Vow of Friendship (from the Druids)
I honor your gods.
I drink from your well.
I bring an unprotected heart to our meeting place.
I hold no cherished outcome.
I will not negotiate by withholding.
I am not subject to disappointment.
I cared for a 98-year-old man last autumn who played piano every day since he was a boy. I admired his discipline. When I worked with him, he’d play me a song, then I’d play him one. I chose Gillian Welch and Alice Coltrane. He hadn’t heard either to my surprise. He’d listen fully and completely and afterward, he’d say “WOW!” He was always in awe like that. He was the type of person who wanted to know everything about you and actually listened to what you said. He had lost his sight, so he’d listen without seeing. He was my teacher in that way. How to listen fully and completely and with curiosity.

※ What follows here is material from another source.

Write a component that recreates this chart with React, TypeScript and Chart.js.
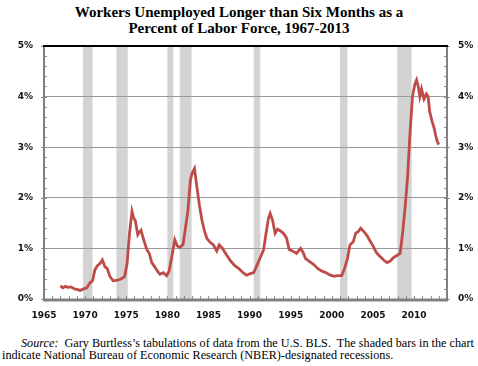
import { useEffect, useRef } from 'react';
import { Chart, registerables } from 'chart.js';
Chart.register(...registerables);

const titleLines = ['Workers Unemployed Longer than Six Months as a', 'Percent of Labor Force, 1967-2013'];

const years = [
  1967.0, 1967.3, 1967.6, 1967.9, 1968.3, 1968.7, 1969.0, 1969.4, 1969.8, 1970.2, 1970.6, 1970.9,
  1971.2, 1971.5, 1971.8, 1972.1, 1972.4, 1972.7, 1973.0, 1973.4, 1973.8, 1974.3, 1974.8, 1975.1,
  1975.4, 1975.7, 1975.9, 1976.1, 1976.4, 1976.6, 1976.8, 1977.1, 1977.5, 1977.8, 1978.1, 1978.4,
  1978.8, 1979.1, 1979.5, 1979.9, 1980.2, 1980.5, 1980.9, 1981.2, 1981.5, 1981.9, 1982.2, 1982.5,
  1982.8, 1983.0, 1983.3, 1983.6, 1983.9, 1984.2, 1984.5, 1984.8, 1985.2, 1985.6, 1986.0, 1986.3,
  1986.7, 1987.2, 1987.7, 1988.2, 1988.7, 1989.2, 1989.6, 1990.1, 1990.5, 1990.9, 1991.3, 1991.7,
  1992.0, 1992.3, 1992.5, 1992.8, 1993.1, 1993.4, 1993.8, 1994.2, 1994.5, 1994.8, 1995.2, 1995.7,
  1996.2, 1996.5, 1996.8, 1997.3, 1997.8, 1998.3, 1998.8, 1999.3, 1999.8, 2000.3, 2000.7, 2001.2,
  2001.5, 2001.9, 2002.2, 2002.6, 2002.9, 2003.2, 2003.5, 2003.9, 2004.3, 2004.7, 2005.0, 2005.4,
  2005.8, 2006.3, 2006.7, 2007.1, 2007.5, 2007.9, 2008.3, 2008.6, 2008.9, 2009.2, 2009.5, 2009.8,
  2010.1, 2010.3, 2010.5, 2010.7, 2010.9, 2011.2, 2011.5, 2011.7, 2011.9, 2012.2, 2012.4, 2012.6,
  2012.8, 2013.0,
];

const values = [
  0.26, 0.22, 0.25, 0.23, 0.24, 0.2, 0.19, 0.17, 0.2, 0.22, 0.32, 0.36,
  0.58, 0.66, 0.7, 0.77, 0.64, 0.6, 0.45, 0.36, 0.37, 0.39, 0.44, 0.7,
  1.3, 1.73, 1.6, 1.55, 1.27, 1.32, 1.36, 1.18, 0.98, 0.9, 0.72, 0.65,
  0.55, 0.49, 0.52, 0.46, 0.55, 0.8, 1.17, 1.05, 1.02, 1.07, 1.4, 1.75,
  2.35, 2.48, 2.58, 2.2, 1.85, 1.56, 1.35, 1.2, 1.12, 1.07, 0.95, 1.07,
  1.0, 0.87, 0.75, 0.66, 0.6, 0.52, 0.47, 0.5, 0.52, 0.67, 0.82, 0.97,
  1.3, 1.6, 1.69, 1.55, 1.3, 1.38, 1.34, 1.28, 1.2, 0.98, 0.95, 0.9,
  1.0, 0.92, 0.8, 0.74, 0.68, 0.6, 0.55, 0.52, 0.47, 0.45, 0.46, 0.46,
  0.58, 0.8, 1.07, 1.13, 1.3, 1.33, 1.4, 1.33, 1.25, 1.13, 1.05, 0.92,
  0.85, 0.77, 0.72, 0.75, 0.82, 0.86, 0.9, 1.3, 1.8, 2.4, 3.27, 4.0,
  4.25, 4.33, 4.2, 4.0, 4.15, 3.95, 4.05, 4.0, 3.7, 3.5, 3.4, 3.25,
  3.12, 3.05,
];

const recessionStarts = [1969.75, 1973.8, 1980.0, 1981.5, 1990.5, 2001.0, 2007.95];
const recessionEnds = [1970.9, 1975.18, 1980.72, 1982.95, 1991.3, 2001.9, 2009.7];

const xTickValues = [1965, 1970, 1975, 1980, 1985, 1990, 1995, 2000, 2005, 2010];
const yTickValues = [0, 1, 2, 3, 4, 5];

const sourceLabel = 'Source:';
const sourceLine1 = '  Gary Burtless\u2019s tabulations of data from the U.S. BLS.  The shaded bars in the chart';
const sourceLine2 = 'indicate National Bureau of Economic Research (NBER)-designated recessions.';

const CANVAS_H = 330;
const tickFont = { family: 'DejaVu Sans', size: 9, weight: 'bold' as const };

const decorPlugin = {
  id: 'decor',
  beforeDraw(chart: any) {
    const { ctx, chartArea, scales } = chart;
    const x = scales.x;
    ctx.save();
    ctx.fillStyle = '#d3d3d3';
    recessionStarts.forEach((s, i) => {
      const x0 = x.getPixelForValue(s);
      const x1 = x.getPixelForValue(recessionEnds[i]);
      ctx.fillRect(x0, chartArea.top, x1 - x0, chartArea.bottom - chartArea.top);
    });
    ctx.restore();
  },
  afterDraw(chart: any) {
    const { ctx, chartArea, scales } = chart;
    const { left, right, top, bottom } = chartArea;
    const y = scales.y;
    const x = scales.x;
    ctx.save();
    ctx.strokeStyle = '#8a8a8a';
    ctx.lineWidth = 1;
    for (let v = 0.2; v < 5; v += 0.2) {
      const py = Math.round(y.getPixelForValue(v)) + 0.5;
      ctx.beginPath();
      ctx.moveTo(left, py);
      ctx.lineTo(left + 3, py);
      ctx.moveTo(right, py);
      ctx.lineTo(right - 3, py);
      ctx.stroke();
    }
    for (let yr = 1966; yr < 2014; yr++) {
      const px = Math.round(x.getPixelForValue(yr)) + 0.5;
      ctx.beginPath();
      ctx.moveTo(px, bottom);
      ctx.lineTo(px, bottom - 3);
      ctx.stroke();
    }
    yTickValues.forEach((v) => {
      const py = Math.round(y.getPixelForValue(v)) + 0.5;
      ctx.beginPath();
      ctx.moveTo(left - 3, py);
      ctx.lineTo(left, py);
      ctx.moveTo(right, py);
      ctx.lineTo(right + 3, py);
      ctx.stroke();
    });
    ctx.lineWidth = 2;
    ctx.strokeStyle = '#808080';
    ctx.beginPath();
    ctx.moveTo(left, top);
    ctx.lineTo(left, bottom);
    ctx.moveTo(right, top);
    ctx.lineTo(right, bottom);
    ctx.stroke();
    ctx.lineWidth = 3;
    ctx.beginPath();
    ctx.moveTo(left - 1, bottom + 1);
    ctx.lineTo(right + 1, bottom + 1);
    ctx.stroke();
    ctx.strokeStyle = '#000000';
    ctx.lineWidth = 2;
    ctx.beginPath();
    ctx.moveTo(left - 1, top);
    ctx.lineTo(right + 1, top);
    ctx.stroke();
    ctx.restore();
  },
};

export default function App() {
  const canvasRef = useRef<HTMLCanvasElement>(null);

  useEffect(() => {
    if (!canvasRef.current) return;
    const chart = new Chart(canvasRef.current, {
      type: 'line',
      data: {
        datasets: [
          {
            label: 'Long-term unemployed (% of labor force)',
            data: years.map((yr, i) => ({ x: yr, y: values[i] })),
            borderColor: '#be4b48',
            borderWidth: 2.8,
            pointRadius: 0,
            tension: 0,
            fill: false,
          },
        ],
      },
      options: {
        responsive: false,
        animation: false,
        layout: { padding: { top: 46, left: 0, right: 0, bottom: 0 } },
        plugins: { legend: { display: false }, title: { display: false }, tooltip: { enabled: false } },
        scales: {
          x: {
            type: 'linear',
            position: 'bottom',
            min: 1965,
            max: 2014,
            grid: { display: false, drawTicks: false },
            border: { display: false },
            ticks: {
              font: tickFont,
              color: '#111',
              padding: 11,
              maxRotation: 0,
              includeBounds: false,
              callback: (v: any) => String(v),
            },
            afterBuildTicks: (s: any) => {
              s.ticks = xTickValues.map((v) => ({ value: v }));
            },
            afterFit: (s: any) => {
              s.height = CANVAS_H - 299;
            },
          },
          y: {
            type: 'linear',
            position: 'left',
            min: 0,
            max: 5,
            grid: { color: '#9a9a9a', lineWidth: 1, drawTicks: false },
            border: { display: false },
            ticks: { font: tickFont, color: '#111', padding: 11, callback: (v: any) => v + '%' },
            afterBuildTicks: (s: any) => {
              s.ticks = yTickValues.map((v) => ({ value: v }));
            },
            afterFit: (s: any) => {
              s.width = 44;
            },
          },
          y2: {
            type: 'linear',
            position: 'right',
            min: 0,
            max: 5,
            grid: { display: false, drawTicks: false },
            border: { display: false },
            ticks: { font: tickFont, color: '#111', padding: 11, callback: (v: any) => v + '%' },
            afterBuildTicks: (s: any) => {
              s.ticks = yTickValues.map((v) => ({ value: v }));
            },
            afterFit: (s: any) => {
              s.width = 31;
            },
          },
        },
      },
      plugins: [decorPlugin],
    });
    return () => chart.destroy();
  }, []);

  return (
    <div style={{ position: 'absolute', left: 0, top: 0, width: 478, height: 366, background: '#fff', overflow: 'hidden' }}>
      <div
        style={{
          position: 'absolute',
          top: 4,
          left: 0,
          width: 478,
          textAlign: 'center',
          fontFamily: '"Liberation Serif", serif',
          fontWeight: 'bold',
          fontSize: 15,
          lineHeight: '16px',
          color: '#000',
        }}
      >
        {titleLines.map((t) => (
          <div key={t}>{t}</div>
        ))}
      </div>
      <canvas ref={canvasRef} width={478} height={CANVAS_H} style={{ position: 'absolute', left: 0, top: 0 }} />
      <div
        style={{
          position: 'absolute',
          top: 338,
          left: 2,
          fontFamily: '"Liberation Serif", serif',
          fontSize: 12.2,
          lineHeight: '11.5px',
          color: '#000',
          whiteSpace: 'pre',
        }}
      >
        <div style={{ paddingLeft: 19 }}>
          <i>{sourceLabel}</i>
          {sourceLine1}
        </div>
        <div>{sourceLine2}</div>
      </div>
    </div>
  );
}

In the month of July, I helped his daughter to move out his belongings from his house. She couldn’t do it alone, physically or emotionally. I was honored to help. I learned so much about him and his life by his books, art and treasures from around the world. The house still had his gentle, sweet presence. We were on our last day cleaning out his music studio and I was feeling some troubles of the heart that day about a relationship and his daughter picked up this notecard with the Druid Vow of Friendship and said, “I think this is for you.” It provided such a sense of relief and understanding to my current situation, but since then, I see it also as how I enter into my work as a caregiver and a doula. Especially:
I honor your gods.
I drink from your well.
I hold no cherished outcome.
He had another discipline until the final weeks of his life, he would walk up the hill to share consciousness with his special tree, one that was split in two - one part black, dying, and one part, light, vibrant. He’d put his hand on the tree and share consciousness with the tree, he said. I knew they had a lot to share. Having lived almost a century, I imagine he’d had many parts of him die and many to be reborn and birthed anew. When he was dying, we placed a piece of the bark of the tree at his altar and I suggested that he could still share consciousness with that tree even without his hand there.
A song he played me that I still think of often and can hear his voice singing…
“A little white light will lead you right to my blue heaven.”